RHODE ISLAND SUPREME COURT RULES AGAINST MARINA EXPANSION DEAL

 RHODE ISLAND SUPREME COURT RULES AGAINST MARINA EXPANSION DEAL
Share it

Block Island Community Seeking Halt of Environmental Harm to Great Salt Pond

PROVIDENCE, R.I. – In the latest successful effort by a coalition of opponents to stop a major expansion of Champlin’s Marina in the Great Salt Pond on Block Island, the Rhode Island Supreme Court has rejected a motion by Champlin’s and the state Coastal Resources Management Council to accept a quietly negotiated, end-of-the year deal that would have permitted an expansion and that had excluded the Block Island intervenors in the case.

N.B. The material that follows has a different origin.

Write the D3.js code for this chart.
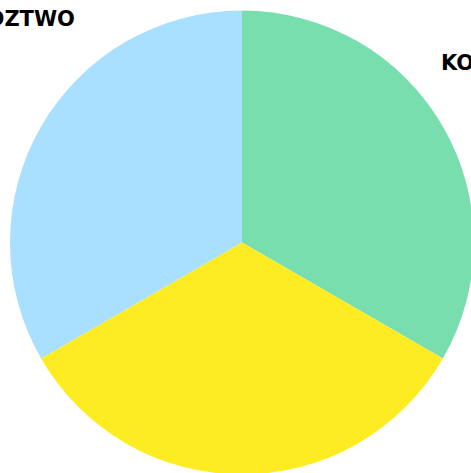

The “joint motion of Champlin’s and CRMC… is hereby denied,” the Court said in a three-page decision issued late on Friday, noting that the Superior Court had decided the case in favor of the opponents and it is on appeal.


“The Superior Court entered judgment in favor of… intervenor/defendants the Committee for the Great Salt Pond, the Block Island Land Trust, the Town of New Shoreham, and the Conservation Law Foundation,” the Court said. That appeal will continue.


The case is known as Champlin’s Realty Associates vs. Coastal Resources Management Council.


In a highly unusual move late last year, while Champlin’s was appealing the Superior Court decision it had lost, an attorney for CRMC wrote to the New Shoreham Town Solicitor that the CRMC “had voted to participate in mediation for the Champlin’s case, on the condition that the Town of New Shoreham also participate.”

The Town of New Shoreham declined to participate, having won repeatedly before the CRMC and in court, but Champlin’s and the CRMC, with the participation of retired Supreme Court Justice Frank Williams, quietly engaged in an unsanctioned mediation process. That resulted in a proposed memorandum of understanding allowing marina expansion.


The intervenors, longtime allies in opposition to the marina expansion, which have been successful since the original plan was proposed in 2003, termed that a“backroom” deal by the two parties and have campaigned against it. They have been supported by the Conservation Law Foundation and are represented by Attorney R. Daniel Prentiss.


“Private deals, made in executive session without notice to opposing parties, are clearly and dramatically incompatible with the trust that was placed in the CRMC to be the guardian of the state’s resources charged by constitution and ancient common law with a public trust,” Attorney Prentiss wrote in answer to the motion filed by Champlin’s and the CRMC.


“This matter is not new to the Court,” the Supreme Court ruling on Friday said, citing an earlier ruling it made holding that “the intervenors are all aggrieved parties within the statute and, therefore, properly are before this court. “


The opponents went to court in February to register their strong opposition to what they called the Coastal Resources Management Council’s “backroom arrangement” and “secretly contrived fix” with the marina owner.


Prentiss wrote that the CRMC engaged in blatantly illegal procedure and had no authority to settle ongoing litigation without the participation of Block Island’s local government and other parties to the litigation.


“The waters in which Champlin’s seeks to build its marina expansion belong to the public at large,” stated Prentiss. “This Court should not countenance the CRMC’s shameful abandonment of standards, and of its solemn responsibilities….”


The long background of the case began in 2003, when Champlin’s Realty Marina and Resort, Inc. applied to the CRMC to approximately double the size of its marina, already the largest on Block Island, a beautiful and popular summertime
resort and residence for 1,000 year-round.


The opponents obtained intervenor status and became full parties to the contested proceedings before the CRMC. The CRMC denied the application for expansion in 2006.